Charts and diagrams as code
--- START ---
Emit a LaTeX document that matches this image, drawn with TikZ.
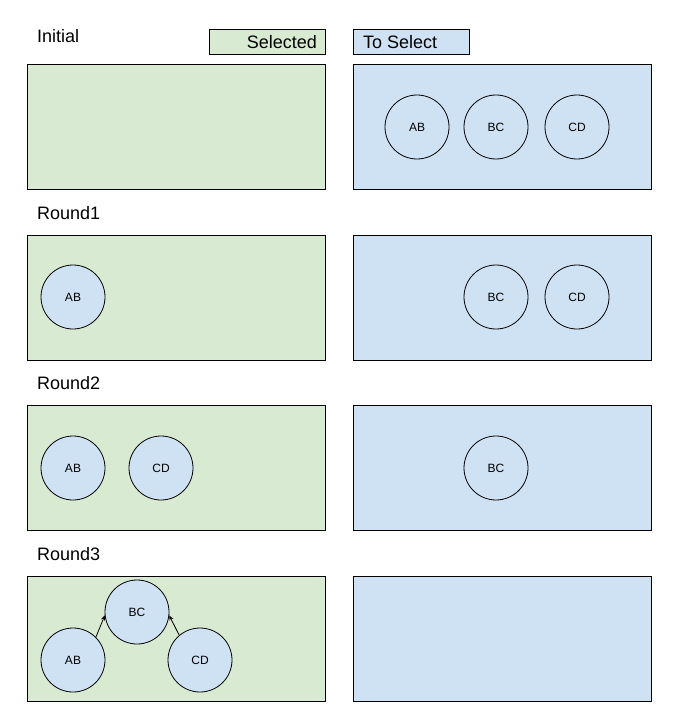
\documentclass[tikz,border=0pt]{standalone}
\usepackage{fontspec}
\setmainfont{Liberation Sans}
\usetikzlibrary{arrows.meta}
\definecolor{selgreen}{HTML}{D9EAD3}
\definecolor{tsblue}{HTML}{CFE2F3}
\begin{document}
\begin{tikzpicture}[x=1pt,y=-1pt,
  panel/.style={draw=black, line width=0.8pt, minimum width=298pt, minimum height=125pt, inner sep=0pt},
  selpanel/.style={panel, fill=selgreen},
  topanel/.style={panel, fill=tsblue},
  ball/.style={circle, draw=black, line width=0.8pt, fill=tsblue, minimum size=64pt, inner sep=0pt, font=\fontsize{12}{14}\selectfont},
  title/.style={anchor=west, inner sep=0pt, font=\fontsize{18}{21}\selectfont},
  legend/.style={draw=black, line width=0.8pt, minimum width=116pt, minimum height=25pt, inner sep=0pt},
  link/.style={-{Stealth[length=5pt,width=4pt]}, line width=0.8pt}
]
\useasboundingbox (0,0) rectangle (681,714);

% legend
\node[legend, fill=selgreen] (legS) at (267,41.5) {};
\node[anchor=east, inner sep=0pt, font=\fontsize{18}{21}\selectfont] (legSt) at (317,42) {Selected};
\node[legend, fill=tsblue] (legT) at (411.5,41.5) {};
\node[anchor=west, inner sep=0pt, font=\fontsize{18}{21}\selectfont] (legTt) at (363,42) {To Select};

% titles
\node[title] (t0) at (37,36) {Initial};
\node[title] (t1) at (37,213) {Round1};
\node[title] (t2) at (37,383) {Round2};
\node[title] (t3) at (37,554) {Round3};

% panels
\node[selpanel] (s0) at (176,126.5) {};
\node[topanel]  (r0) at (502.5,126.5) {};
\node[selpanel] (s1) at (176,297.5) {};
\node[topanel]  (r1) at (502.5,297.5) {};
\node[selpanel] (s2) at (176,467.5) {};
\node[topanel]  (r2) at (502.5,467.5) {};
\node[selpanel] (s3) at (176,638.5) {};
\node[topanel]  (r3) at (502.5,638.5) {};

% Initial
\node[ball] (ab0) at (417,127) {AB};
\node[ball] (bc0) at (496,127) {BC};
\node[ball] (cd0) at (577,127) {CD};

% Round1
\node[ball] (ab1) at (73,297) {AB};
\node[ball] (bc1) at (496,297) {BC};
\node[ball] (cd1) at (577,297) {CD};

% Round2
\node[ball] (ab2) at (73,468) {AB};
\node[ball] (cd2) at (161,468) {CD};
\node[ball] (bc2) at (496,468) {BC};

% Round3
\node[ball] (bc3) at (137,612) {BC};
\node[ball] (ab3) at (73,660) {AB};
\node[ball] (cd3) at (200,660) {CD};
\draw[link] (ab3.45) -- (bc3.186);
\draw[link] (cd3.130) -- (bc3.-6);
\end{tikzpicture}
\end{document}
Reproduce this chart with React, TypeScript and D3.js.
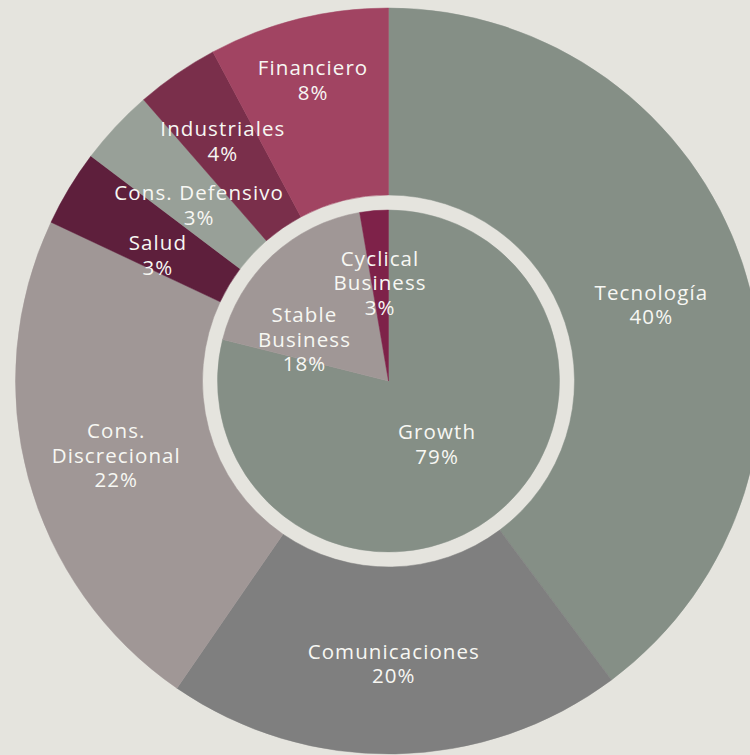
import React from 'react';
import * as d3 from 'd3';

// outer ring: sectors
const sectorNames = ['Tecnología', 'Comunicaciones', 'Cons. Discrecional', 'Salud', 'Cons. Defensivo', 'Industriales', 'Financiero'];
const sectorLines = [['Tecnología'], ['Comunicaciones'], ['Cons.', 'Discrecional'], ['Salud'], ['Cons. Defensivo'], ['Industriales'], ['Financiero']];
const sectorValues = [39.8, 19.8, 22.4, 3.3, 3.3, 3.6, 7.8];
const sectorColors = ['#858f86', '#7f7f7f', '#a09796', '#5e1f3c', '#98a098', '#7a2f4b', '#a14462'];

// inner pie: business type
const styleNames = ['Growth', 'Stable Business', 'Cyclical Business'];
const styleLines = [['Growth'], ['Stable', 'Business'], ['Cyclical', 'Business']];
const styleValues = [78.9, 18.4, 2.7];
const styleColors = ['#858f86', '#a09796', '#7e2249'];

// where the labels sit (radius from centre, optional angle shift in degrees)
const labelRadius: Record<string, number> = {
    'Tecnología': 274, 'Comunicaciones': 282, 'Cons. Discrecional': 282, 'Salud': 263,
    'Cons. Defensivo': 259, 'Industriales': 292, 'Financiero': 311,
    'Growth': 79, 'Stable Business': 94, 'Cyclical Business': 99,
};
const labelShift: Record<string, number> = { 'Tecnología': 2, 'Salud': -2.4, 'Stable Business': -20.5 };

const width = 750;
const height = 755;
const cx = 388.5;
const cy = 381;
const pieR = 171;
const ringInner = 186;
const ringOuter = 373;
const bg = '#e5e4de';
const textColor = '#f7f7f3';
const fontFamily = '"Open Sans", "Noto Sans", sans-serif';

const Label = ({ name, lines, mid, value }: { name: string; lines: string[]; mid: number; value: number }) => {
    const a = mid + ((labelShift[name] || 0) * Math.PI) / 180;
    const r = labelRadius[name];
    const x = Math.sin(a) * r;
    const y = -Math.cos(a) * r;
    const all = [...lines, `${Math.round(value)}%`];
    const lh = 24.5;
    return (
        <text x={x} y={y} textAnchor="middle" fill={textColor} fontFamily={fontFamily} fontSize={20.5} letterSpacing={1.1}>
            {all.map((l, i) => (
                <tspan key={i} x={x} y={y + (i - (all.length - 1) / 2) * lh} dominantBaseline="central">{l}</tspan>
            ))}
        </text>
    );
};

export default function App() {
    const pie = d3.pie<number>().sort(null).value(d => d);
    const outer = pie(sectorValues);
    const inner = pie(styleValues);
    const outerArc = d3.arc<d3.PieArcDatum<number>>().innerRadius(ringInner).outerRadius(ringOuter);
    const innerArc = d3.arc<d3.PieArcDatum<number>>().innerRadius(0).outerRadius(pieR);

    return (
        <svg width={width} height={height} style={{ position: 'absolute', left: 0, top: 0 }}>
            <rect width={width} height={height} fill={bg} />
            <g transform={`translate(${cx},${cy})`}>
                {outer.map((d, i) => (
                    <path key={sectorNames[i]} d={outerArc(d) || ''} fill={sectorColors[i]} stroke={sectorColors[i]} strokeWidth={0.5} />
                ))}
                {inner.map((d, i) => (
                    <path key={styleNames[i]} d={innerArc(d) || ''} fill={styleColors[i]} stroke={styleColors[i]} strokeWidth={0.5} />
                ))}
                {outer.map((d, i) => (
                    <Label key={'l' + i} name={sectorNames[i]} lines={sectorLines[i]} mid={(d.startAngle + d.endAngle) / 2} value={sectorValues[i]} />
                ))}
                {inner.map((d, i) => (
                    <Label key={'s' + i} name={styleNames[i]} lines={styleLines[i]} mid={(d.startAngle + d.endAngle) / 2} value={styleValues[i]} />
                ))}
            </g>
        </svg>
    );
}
--- END ---
▸ **Exercise instructions**: All of the records above must be copied exactly, except for the pictures.

▸ **Solved problem**:
Emit a LaTeX document that matches this image, drawn with TikZ.
\documentclass[tikz,border=0pt]{standalone}
\usepackage{fontspec}
\setmainfont{Liberation Sans}
\usetikzlibrary{arrows.meta}
\definecolor{selgreen}{HTML}{D9EAD3}
\definecolor{tsblue}{HTML}{CFE2F3}
\begin{document}
\begin{tikzpicture}[x=1pt,y=-1pt,
  panel/.style={draw=black, line width=0.8pt, minimum width=298pt, minimum height=125pt, inner sep=0pt},
  selpanel/.style={panel, fill=selgreen},
  topanel/.style={panel, fill=tsblue},
  ball/.style={circle, draw=black, line width=0.8pt, fill=tsblue, minimum size=64pt, inner sep=0pt, font=\fontsize{12}{14}\selectfont},
  title/.style={anchor=west, inner sep=0pt, font=\fontsize{18}{21}\selectfont},
  legend/.style={draw=black, line width=0.8pt, minimum width=116pt, minimum height=25pt, inner sep=0pt},
  link/.style={-{Stealth[length=5pt,width=4pt]}, line width=0.8pt}
]
\useasboundingbox (0,0) rectangle (681,714);

% legend
\node[legend, fill=selgreen] (legS) at (267,41.5) {};
\node[anchor=east, inner sep=0pt, font=\fontsize{18}{21}\selectfont] (legSt) at (317,42) {Selected};
\node[legend, fill=tsblue] (legT) at (411.5,41.5) {};
\node[anchor=west, inner sep=0pt, font=\fontsize{18}{21}\selectfont] (legTt) at (363,42) {To Select};

% titles
\node[title] (t0) at (37,36) {Initial};
\node[title] (t1) at (37,213) {Round1};
\node[title] (t2) at (37,383) {Round2};
\node[title] (t3) at (37,554) {Round3};

% panels
\node[selpanel] (s0) at (176,126.5) {};
\node[topanel]  (r0) at (502.5,126.5) {};
\node[selpanel] (s1) at (176,297.5) {};
\node[topanel]  (r1) at (502.5,297.5) {};
\node[selpanel] (s2) at (176,467.5) {};
\node[topanel]  (r2) at (502.5,467.5) {};
\node[selpanel] (s3) at (176,638.5) {};
\node[topanel]  (r3) at (502.5,638.5) {};

% Initial
\node[ball] (ab0) at (417,127) {AB};
\node[ball] (bc0) at (496,127) {BC};
\node[ball] (cd0) at (577,127) {CD};

% Round1
\node[ball] (ab1) at (73,297) {AB};
\node[ball] (bc1) at (496,297) {BC};
\node[ball] (cd1) at (577,297) {CD};

% Round2
\node[ball] (ab2) at (73,468) {AB};
\node[ball] (cd2) at (161,468) {CD};
\node[ball] (bc2) at (496,468) {BC};

% Round3
\node[ball] (bc3) at (137,612) {BC};
\node[ball] (ab3) at (73,660) {AB};
\node[ball] (cd3) at (200,660) {CD};
\draw[link] (ab3.45) -- (bc3.186);
\draw[link] (cd3.130) -- (bc3.-6);
\end{tikzpicture}
\end{document}
Reproduce this chart with React, TypeScript and D3.js.
import React from 'react';
import * as d3 from 'd3';

// outer ring: sectors
const sectorNames = ['Tecnología', 'Comunicaciones', 'Cons. Discrecional', 'Salud', 'Cons. Defensivo', 'Industriales', 'Financiero'];
const sectorLines = [['Tecnología'], ['Comunicaciones'], ['Cons.', 'Discrecional'], ['Salud'], ['Cons. Defensivo'], ['Industriales'], ['Financiero']];
const sectorValues = [39.8, 19.8, 22.4, 3.3, 3.3, 3.6, 7.8];
const sectorColors = ['#858f86', '#7f7f7f', '#a09796', '#5e1f3c', '#98a098', '#7a2f4b', '#a14462'];

// inner pie: business type
const styleNames = ['Growth', 'Stable Business', 'Cyclical Business'];
const styleLines = [['Growth'], ['Stable', 'Business'], ['Cyclical', 'Business']];
const styleValues = [78.9, 18.4, 2.7];
const styleColors = ['#858f86', '#a09796', '#7e2249'];

// where the labels sit (radius from centre, optional angle shift in degrees)
const labelRadius: Record<string, number> = {
    'Tecnología': 274, 'Comunicaciones': 282, 'Cons. Discrecional': 282, 'Salud': 263,
    'Cons. Defensivo': 259, 'Industriales': 292, 'Financiero': 311,
    'Growth': 79, 'Stable Business': 94, 'Cyclical Business': 99,
};
const labelShift: Record<string, number> = { 'Tecnología': 2, 'Salud': -2.4, 'Stable Business': -20.5 };

const width = 750;
const height = 755;
const cx = 388.5;
const cy = 381;
const pieR = 171;
const ringInner = 186;
const ringOuter = 373;
const bg = '#e5e4de';
const textColor = '#f7f7f3';
const fontFamily = '"Open Sans", "Noto Sans", sans-serif';

const Label = ({ name, lines, mid, value }: { name: string; lines: string[]; mid: number; value: number }) => {
    const a = mid + ((labelShift[name] || 0) * Math.PI) / 180;
    const r = labelRadius[name];
    const x = Math.sin(a) * r;
    const y = -Math.cos(a) * r;
    const all = [...lines, `${Math.round(value)}%`];
    const lh = 24.5;
    return (
        <text x={x} y={y} textAnchor="middle" fill={textColor} fontFamily={fontFamily} fontSize={20.5} letterSpacing={1.1}>
            {all.map((l, i) => (
                <tspan key={i} x={x} y={y + (i - (all.length - 1) / 2) * lh} dominantBaseline="central">{l}</tspan>
            ))}
        </text>
    );
};

export default function App() {
    const pie = d3.pie<number>().sort(null).value(d => d);
    const outer = pie(sectorValues);
    const inner = pie(styleValues);
    const outerArc = d3.arc<d3.PieArcDatum<number>>().innerRadius(ringInner).outerRadius(ringOuter);
    const innerArc = d3.arc<d3.PieArcDatum<number>>().innerRadius(0).outerRadius(pieR);

    return (
        <svg width={width} height={height} style={{ position: 'absolute', left: 0, top: 0 }}>
            <rect width={width} height={height} fill={bg} />
            <g transform={`translate(${cx},${cy})`}>
                {outer.map((d, i) => (
                    <path key={sectorNames[i]} d={outerArc(d) || ''} fill={sectorColors[i]} stroke={sectorColors[i]} strokeWidth={0.5} />
                ))}
                {inner.map((d, i) => (
                    <path key={styleNames[i]} d={innerArc(d) || ''} fill={styleColors[i]} stroke={styleColors[i]} strokeWidth={0.5} />
                ))}
                {outer.map((d, i) => (
                    <Label key={'l' + i} name={sectorNames[i]} lines={sectorLines[i]} mid={(d.startAngle + d.endAngle) / 2} value={sectorValues[i]} />
                ))}
                {inner.map((d, i) => (
                    <Label key={'s' + i} name={styleNames[i]} lines={styleLines[i]} mid={(d.startAngle + d.endAngle) / 2} value={styleValues[i]} />
                ))}
            </g>
        </svg>
    );
}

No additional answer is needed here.